It’s 2017 and you know what that means. It’s the 10th anniversary of 2007, obviously. I figured I’d catch up on some of the big films released that year I missed so far. Starting with Sunshine!
How could a film with such a great setup go so wrong? The first twenty minutes introduce clearly defined, interesting characters, a brilliant closed set and a great concept/conflict. A team of eight scientists/astronauts are on a mission to save the sun by throwing a nuke into it. Then they reach Mercury where the remnants of the failed last mission lie and they calculate they’ll have better chances if they go save another nuke to give themselves two chances to save the sun. And it was directed by Danny Boyle and written by Alex Garland (writer/director of Ex Machina). So far so good.
And then a whole bunch of shit happens. A lot of it’s confusing, and a lot of it comes from different genres. The navigator forgets to realign the shield and so the ship takes sun damage. He feels guilt for making such a basic error and spends the rest of the movie locked away insane because his plot function is now filled. Like do we even need this guy? The film would be the exact same if the damage just happened for some uncontrollable reason and he was never there. We get a big, pretty well acted scene of him realising his error and feeling remorse… but nothing ever really happens with it. He just goes away until they realise need to kill him to save oxygen but it turns out he already killed himself.

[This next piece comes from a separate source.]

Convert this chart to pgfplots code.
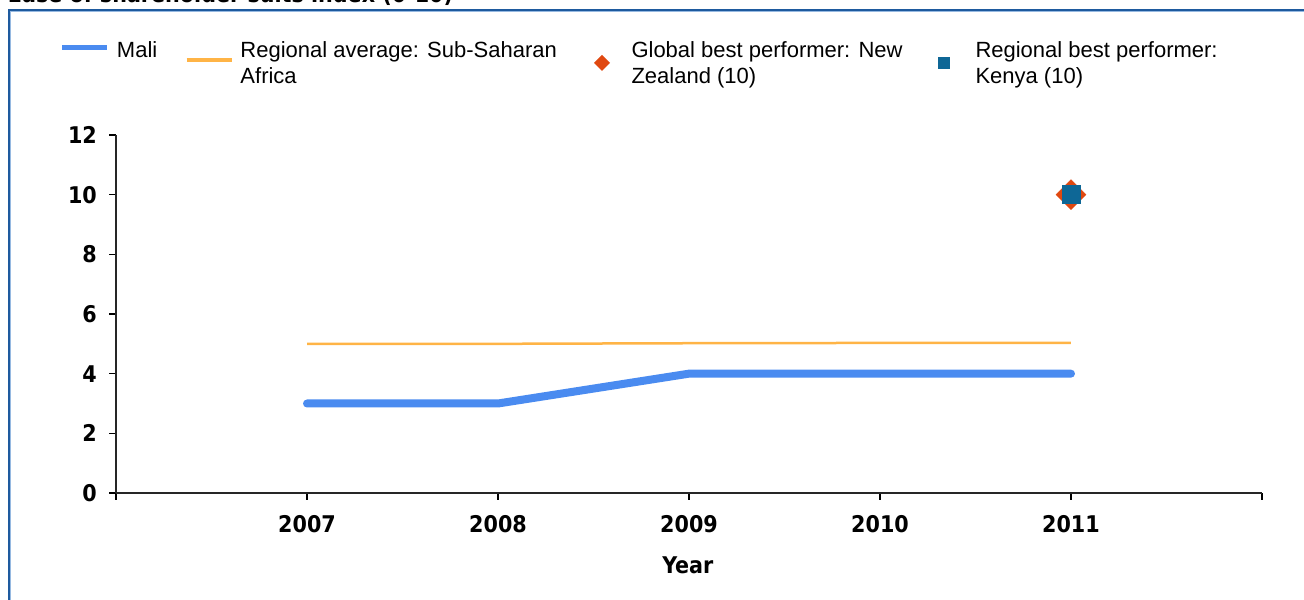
\documentclass[border=0pt]{standalone}
\usepackage{fontspec}
\setmainfont{Liberation Sans}
\newfontfamily\cfont{DejaVu Sans Condensed}
\usepackage{pgfplots}
\pgfplotsset{compat=1.18}
\definecolor{maliblue}{RGB}{74,139,240}
\definecolor{avgorange}{RGB}{255,180,70}
\definecolor{globalred}{RGB}{224,72,16}
\definecolor{regblue}{RGB}{14,103,150}
\definecolor{framedark}{RGB}{30,90,158}
\definecolor{framelight}{RGB}{150,185,225}
\newcommand{\bigbold}{\cfont\bfseries\fontsize{23bp}{27bp}\selectfont}
\begin{document}
\begin{tikzpicture}[x=1bp,y=1bp]
\useasboundingbox (0,0) rectangle (1304,600);
\clip (0,0) rectangle (1304,600);
\node[anchor=base west, inner sep=0, font=\bigbold] at (7.7,597) {Ease of shareholder suits index (0-10)};
\draw[framedark, line width=1.8bp] (9.2,-20) -- (9.2,589.8) -- (1330,589.8);
\draw[framelight, line width=1.2bp] (10.7,-20) -- (10.7,588.3) -- (1330,588.3);
\begin{axis}[
  at={(116bp,107bp)}, anchor=south west,
  scale only axis, width=1146bp, height=358bp,
  xmin=2006, xmax=2012, ymin=0, ymax=12,
  axis lines=left,
  axis line style={-, line width=1.6bp, color=black!85},
  xtick={2006,2007,2008,2009,2010,2011,2012},
  xticklabels={{},2007,2008,2009,2010,2011,{}},
  ytick={0,2,4,6,8,10,12},
  /pgf/number format/assume math mode=true,
  tick align=outside, major tick length=7bp,
  tick style={line width=1.2bp, black},
  ticklabel style={font=\bigbold, inner sep=0pt},
  xticklabel style={anchor=north, yshift=-15bp},
  yticklabel style={anchor=east, xshift=-12bp},
  xlabel={Year},
  xlabel style={font=\bigbold, at={(axis description cs:0.499,-0.2235)}, anchor=base, inner sep=0pt},
  clip=false,
  legend columns=4,
  legend style={at={(axis description cs:-0.04887,1.3031)}, anchor=north west,
    draw=none, fill=none, inner sep=0pt, outer sep=0pt,
    font=\fontsize{22bp}{26bp}\selectfont,
    nodes={inner sep=0pt, outer sep=0pt},
    /tikz/every odd column/.append style={column sep=7bp},
    /tikz/every even column/.append style={column sep=0bp}},
  legend cell align=left,
]
\addplot[maliblue, line width=8bp, line cap=round, line join=round,
  legend image code/.code={\path[draw=none, fill=none] (0bp,-24bp) rectangle (45bp,24bp);
    \draw[maliblue, line width=5bp, line cap=butt] (0bp,3bp) -- (45bp,3bp);}]
  coordinates {(2007,3) (2008,3) (2009,4) (2010,4) (2011,4)};
\addlegendentry{\parbox[t]{68bp}{Mali}}
\addplot[avgorange, line width=2.5bp,
  legend image code/.code={\path[draw=none, fill=none] (0bp,-24bp) rectangle (45bp,24bp);
    \draw[avgorange, line width=3.5bp, line cap=butt] (0bp,-9.5bp) -- (45bp,-9.5bp);}]
  coordinates {(2007,5.0) (2008,5.0) (2009,5.02) (2010,5.03) (2011,5.03)};
\addlegendentry{\parbox[t]{339bp}{Regional average: Sub-Saharan\\Africa}}
\addplot[only marks, mark=square*, mark size=10.6bp, mark options={rotate=45, fill=globalred, draw=globalred},
  legend image code/.code={\path[draw=none, fill=none] (0bp,-24bp) rectangle (45bp,24bp);
    \path[draw=none, fill=globalred] (22.5bp,-20.5bp) -- (30.5bp,-12.5bp) -- (22.5bp,-4.5bp) -- (14.5bp,-12.5bp) -- cycle;}]
  coordinates {(2011,10)};
\addlegendentry{\parbox[t]{292bp}{Global best performer: New\\Zealand (10)}}
\addplot[only marks, mark=square*, mark size=9bp, mark options={fill=regblue, draw=regblue},
  legend image code/.code={\path[draw=none, fill=none] (0bp,-24bp) rectangle (45bp,24bp);
    \path[draw=none, fill=regblue] (14bp,-18.5bp) rectangle (26bp,-6.5bp);}]
  coordinates {(2011,10)};
\addlegendentry{\parbox[t]{260bp}{Regional best performer:\\Kenya (10)}}
\end{axis}
\end{tikzpicture}
\end{document}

One of the problems is the film tries to have its cake and eat in terms of scientific accuracy. The premise is inherently a little silly: it’s something we know would never really work but we’re willing to accept it in the world of this film. And yet loads of scenes get bogged down in the ‘real science’ type stuff Christopher Nolan loves so much. Heck, Brian Cox worked as a supervisor. But what’s the point in spending a few weeks making sure your gravity look right when your final act is a fight with some semi-immortal crazy light person inside a nuke blowing up the sun? It tries to please science nuts and action lovers alike and fails to do either. The scientific communities’ response was backlash, and most of the action is undermined by the way the style changes every twenty minutes. It’s a sci-fi/horror/psychological/thriller/slasher movie and doesn’t really end up fulfilling any of these.
And look, lots of scientifically accurate films are great. Lots of silly space films are great. Marrying the two can definitely work. Heck, probably the best scene of the film (other than maybe the intro with all the promise it delivered) is when the team get trapped on the old ship and have to get back on by jumping. This combines the scientific element without bogging the scene down: it uses modern physics to set up rules for what will happen before sending us to fun and beautiful action sequence. But this isn’t representative of the film as a whole. The film has this tone of grandeur (a la ‘Solaris’ and ‘2001’) like it’s exploring some deep themes about the future of humanity… but it’s just not. It doesn’t have to, that’s fine. But lines like ‘Are you an angel?’ hints that he (Pinbacker) might be. That could be an interesting path to take, but there’s nothing else to suggest it. He’s not really angel-like in any other way. He’s good at surviving? I don’t know, It just feels like something they chucked on top because it sounds cool.
And let’s get onto Pinbacker. He’s horror-like in a way I don’t think was hugely intended. He’s largely faceless and immortal in the way Mike Myers is. But this simply doesn’t fit in where the rest of the characters have clear personalities and the film is clearly going for psychological and sometimes spiritual results. This villain, Pinbacker, went insane and sabotaged the original last mission and is now still alive in the old ship six years ago. And again this is a pretty good premise: the film consulted NASA about astronaut psychology and… don’t apply it to the character who needs it most. He went insane for insane reasons. There are a million ways he could explain himself and his attitude properly, in a way which resonated with or even developed the scientific/spiritual themes at play here. But they’re just kind of present and largely empty. Like there’s stuff about angels and the Sun is treated all Godlike but there’s no consistent large meaning to gleam from any of this. It’s just a bunch of stuff. And that’s what this film comes down to… just a bunch of stuff.